Johnathan Flowers (@shengokai)
Professorial Lecturer, American University
In this paper, I will attempt to provide an account of hope by drawing on the American Pragmatism of John Dewey. For Dewey, experience is primarily affective: for an experience to be an experience, it must possess quality that allows it to stand out from our ongoing experience. This quality organizes what Dewey calls situations, or the basic elements of experience, such that they can be intelligible. It is through reflection in experience that this quality becomes apparent, and it is through reflection that experiences are organized into an experience. Put another way, a thunderstorm possesses a quality in experience that allows it to stand out from other storms in experience, and this quality is made present through reflection upon the experience.
Further, awareness of this qualitative unity, and the ways it organizes experience, directs how individuals make actual some possibilities in experience and not others. To this end, it is the qualitative nature of experience that allows us to understand which possibilities are available, which possibilities can be made actual through transacting with the world. To this end, I argue that hope is the felt sense of the range of possibilities for growth immanent in a situation. To describe a situation as "hopeless," or "without hope," is to say that possibilities in a situation cannot be made actual, or that the range of possibilities in a situation preclude growth.
Thus, this paper aims to explore hope as our felt awareness of the possibilities within a situation, possibilities that, in our view, offer the maximum potential for our growth and development of situations in line with the ends we project for ourselves and others in our society. To be hopeful, therefore, is not just a mental state, but an affective organization of situations as we transact with them and with others in them. Put another way, hope is our sense of how we are in situations, more specifically if the possibilities for ourselves are aligned with the qualitative unity of the situation itself.
Further, for Dewey, persons, too, can be situations.

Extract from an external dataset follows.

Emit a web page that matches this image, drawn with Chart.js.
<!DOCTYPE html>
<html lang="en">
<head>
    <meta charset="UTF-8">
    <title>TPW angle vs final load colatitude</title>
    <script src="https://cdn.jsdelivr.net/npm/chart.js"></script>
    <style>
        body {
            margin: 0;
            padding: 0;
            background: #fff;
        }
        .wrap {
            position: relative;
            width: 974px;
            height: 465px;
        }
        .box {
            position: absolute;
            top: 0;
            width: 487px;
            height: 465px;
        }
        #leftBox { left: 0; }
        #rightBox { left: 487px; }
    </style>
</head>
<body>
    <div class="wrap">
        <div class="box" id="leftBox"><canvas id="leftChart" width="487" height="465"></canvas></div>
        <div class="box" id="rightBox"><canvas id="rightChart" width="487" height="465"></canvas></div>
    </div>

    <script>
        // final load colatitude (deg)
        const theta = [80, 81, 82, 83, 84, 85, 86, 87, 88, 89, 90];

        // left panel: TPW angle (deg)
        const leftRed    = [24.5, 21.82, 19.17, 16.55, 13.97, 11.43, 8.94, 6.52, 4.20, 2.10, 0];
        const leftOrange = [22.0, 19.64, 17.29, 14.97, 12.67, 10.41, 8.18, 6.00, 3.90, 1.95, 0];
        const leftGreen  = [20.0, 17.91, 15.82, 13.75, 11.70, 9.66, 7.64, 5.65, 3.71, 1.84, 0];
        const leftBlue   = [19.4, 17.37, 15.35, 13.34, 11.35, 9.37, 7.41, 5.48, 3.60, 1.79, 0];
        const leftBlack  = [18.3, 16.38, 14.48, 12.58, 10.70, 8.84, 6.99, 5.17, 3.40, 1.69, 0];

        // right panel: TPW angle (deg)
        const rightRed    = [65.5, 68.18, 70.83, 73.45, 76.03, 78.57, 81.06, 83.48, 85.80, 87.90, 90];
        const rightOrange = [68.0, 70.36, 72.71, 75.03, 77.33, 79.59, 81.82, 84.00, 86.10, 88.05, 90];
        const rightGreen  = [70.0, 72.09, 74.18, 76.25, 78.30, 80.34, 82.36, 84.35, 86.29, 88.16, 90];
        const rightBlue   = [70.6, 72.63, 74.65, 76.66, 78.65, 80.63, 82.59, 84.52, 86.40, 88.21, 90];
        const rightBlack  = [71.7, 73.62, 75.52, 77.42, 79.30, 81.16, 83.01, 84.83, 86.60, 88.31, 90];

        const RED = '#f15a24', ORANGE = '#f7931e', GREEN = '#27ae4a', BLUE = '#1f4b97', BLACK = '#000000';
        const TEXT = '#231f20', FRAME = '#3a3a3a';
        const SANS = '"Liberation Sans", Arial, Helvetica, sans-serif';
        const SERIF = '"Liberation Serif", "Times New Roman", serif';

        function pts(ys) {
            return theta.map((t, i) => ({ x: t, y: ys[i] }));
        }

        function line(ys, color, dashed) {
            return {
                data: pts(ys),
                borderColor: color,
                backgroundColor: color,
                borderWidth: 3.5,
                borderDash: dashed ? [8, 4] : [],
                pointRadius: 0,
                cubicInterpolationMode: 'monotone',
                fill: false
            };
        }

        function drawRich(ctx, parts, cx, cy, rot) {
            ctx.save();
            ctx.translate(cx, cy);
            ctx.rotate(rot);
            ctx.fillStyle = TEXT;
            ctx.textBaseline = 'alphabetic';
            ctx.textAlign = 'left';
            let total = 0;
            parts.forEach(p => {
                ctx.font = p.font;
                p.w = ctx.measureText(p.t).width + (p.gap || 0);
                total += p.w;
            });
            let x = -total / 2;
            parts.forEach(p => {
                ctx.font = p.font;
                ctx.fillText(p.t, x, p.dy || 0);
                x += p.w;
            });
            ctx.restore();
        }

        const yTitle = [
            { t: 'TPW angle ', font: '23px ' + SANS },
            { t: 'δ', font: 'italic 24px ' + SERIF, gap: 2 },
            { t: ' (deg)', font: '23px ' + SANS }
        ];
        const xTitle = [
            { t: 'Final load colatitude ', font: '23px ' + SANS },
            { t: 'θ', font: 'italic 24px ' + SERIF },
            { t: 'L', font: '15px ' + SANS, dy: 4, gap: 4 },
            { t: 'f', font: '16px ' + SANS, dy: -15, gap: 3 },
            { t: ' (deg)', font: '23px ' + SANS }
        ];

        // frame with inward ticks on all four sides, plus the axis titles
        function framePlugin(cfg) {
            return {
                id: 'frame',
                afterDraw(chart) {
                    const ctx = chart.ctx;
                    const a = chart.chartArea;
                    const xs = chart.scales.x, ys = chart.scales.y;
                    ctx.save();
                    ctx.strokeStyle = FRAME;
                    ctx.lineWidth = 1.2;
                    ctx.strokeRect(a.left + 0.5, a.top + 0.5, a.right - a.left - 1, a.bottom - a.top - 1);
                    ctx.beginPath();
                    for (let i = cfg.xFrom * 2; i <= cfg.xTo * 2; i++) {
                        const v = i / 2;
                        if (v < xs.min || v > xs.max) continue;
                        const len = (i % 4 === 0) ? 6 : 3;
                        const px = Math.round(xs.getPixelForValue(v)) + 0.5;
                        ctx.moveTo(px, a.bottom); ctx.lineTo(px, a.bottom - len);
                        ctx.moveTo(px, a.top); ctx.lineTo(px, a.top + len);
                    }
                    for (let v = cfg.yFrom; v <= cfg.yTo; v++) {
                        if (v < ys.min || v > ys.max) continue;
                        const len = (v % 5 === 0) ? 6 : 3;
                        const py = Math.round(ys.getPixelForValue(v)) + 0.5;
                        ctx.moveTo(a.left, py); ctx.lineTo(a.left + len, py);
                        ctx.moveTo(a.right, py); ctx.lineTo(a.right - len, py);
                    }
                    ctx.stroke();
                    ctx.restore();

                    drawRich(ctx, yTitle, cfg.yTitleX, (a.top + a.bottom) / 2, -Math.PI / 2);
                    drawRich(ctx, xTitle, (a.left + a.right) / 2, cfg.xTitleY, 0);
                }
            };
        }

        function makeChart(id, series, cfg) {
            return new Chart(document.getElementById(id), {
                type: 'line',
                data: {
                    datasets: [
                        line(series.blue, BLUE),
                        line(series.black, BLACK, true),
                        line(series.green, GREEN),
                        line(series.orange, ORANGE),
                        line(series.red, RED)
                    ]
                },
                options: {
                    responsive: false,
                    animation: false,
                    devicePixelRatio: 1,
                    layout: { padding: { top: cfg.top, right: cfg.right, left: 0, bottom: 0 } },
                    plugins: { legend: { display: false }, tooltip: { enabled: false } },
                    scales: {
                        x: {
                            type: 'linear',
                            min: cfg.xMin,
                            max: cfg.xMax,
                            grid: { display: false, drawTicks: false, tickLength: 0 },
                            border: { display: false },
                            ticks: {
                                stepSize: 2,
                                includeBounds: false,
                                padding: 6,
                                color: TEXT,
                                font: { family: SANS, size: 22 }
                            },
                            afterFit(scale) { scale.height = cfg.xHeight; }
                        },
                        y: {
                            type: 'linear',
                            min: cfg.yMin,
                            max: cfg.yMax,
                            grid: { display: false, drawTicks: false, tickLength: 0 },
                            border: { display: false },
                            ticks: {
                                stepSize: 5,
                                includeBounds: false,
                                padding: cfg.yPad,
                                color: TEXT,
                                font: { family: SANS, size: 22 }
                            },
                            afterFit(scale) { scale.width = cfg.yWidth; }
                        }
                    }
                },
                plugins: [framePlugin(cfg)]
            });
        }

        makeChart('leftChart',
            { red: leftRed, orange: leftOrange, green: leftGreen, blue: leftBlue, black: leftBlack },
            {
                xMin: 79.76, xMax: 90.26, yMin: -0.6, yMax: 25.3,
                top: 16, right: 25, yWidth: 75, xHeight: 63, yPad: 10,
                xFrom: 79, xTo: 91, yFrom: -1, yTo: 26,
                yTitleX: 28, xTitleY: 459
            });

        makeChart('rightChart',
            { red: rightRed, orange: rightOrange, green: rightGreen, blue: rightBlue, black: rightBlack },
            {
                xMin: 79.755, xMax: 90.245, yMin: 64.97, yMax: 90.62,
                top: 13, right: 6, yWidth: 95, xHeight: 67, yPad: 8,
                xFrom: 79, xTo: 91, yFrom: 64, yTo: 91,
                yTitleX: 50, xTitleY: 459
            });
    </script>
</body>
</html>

To describe someone as "hopeless," is to describe them of incapable of growth, or transformation in such a way that both the individual and the environment are changed through their transactions. This description is not always negative. For example, a "hopeless romantic" describes a person whose mode of transaction by means of the environment is incapable of changing from their "romantic" outlook broadly construed. There are no ways of transacting with the world beyond the romantic for such an individual.
Conversely, a statement like "hope springs eternal," describes the the way in which there are always possibilities immanent in a situation should an individual be oriented to view them as such. Or to be Jamesian, provided that these options are "live options" for the individual. Put another way, the felt sense of the presence of live options, even if these options are present at a pre-rational, pre-conscious level, is enough to constitute a situation as hopeful or hopeless.
And finally, a statement like "rebellions are built on hope," expresses the fundamental ground that rebellions are built upon an awareness that there are other possibilities for creative responses to the environment that may enable broader forms of human flourishing. That said, for the pragmatist, the question remains: under what conditions does a situation become hopeless? Does a lack of hope mean that the only available possibilities in the situation are those which hamper growth? How might we ensure situations remain hopeful? This paper will seek to provide a ground for the answer to these questions.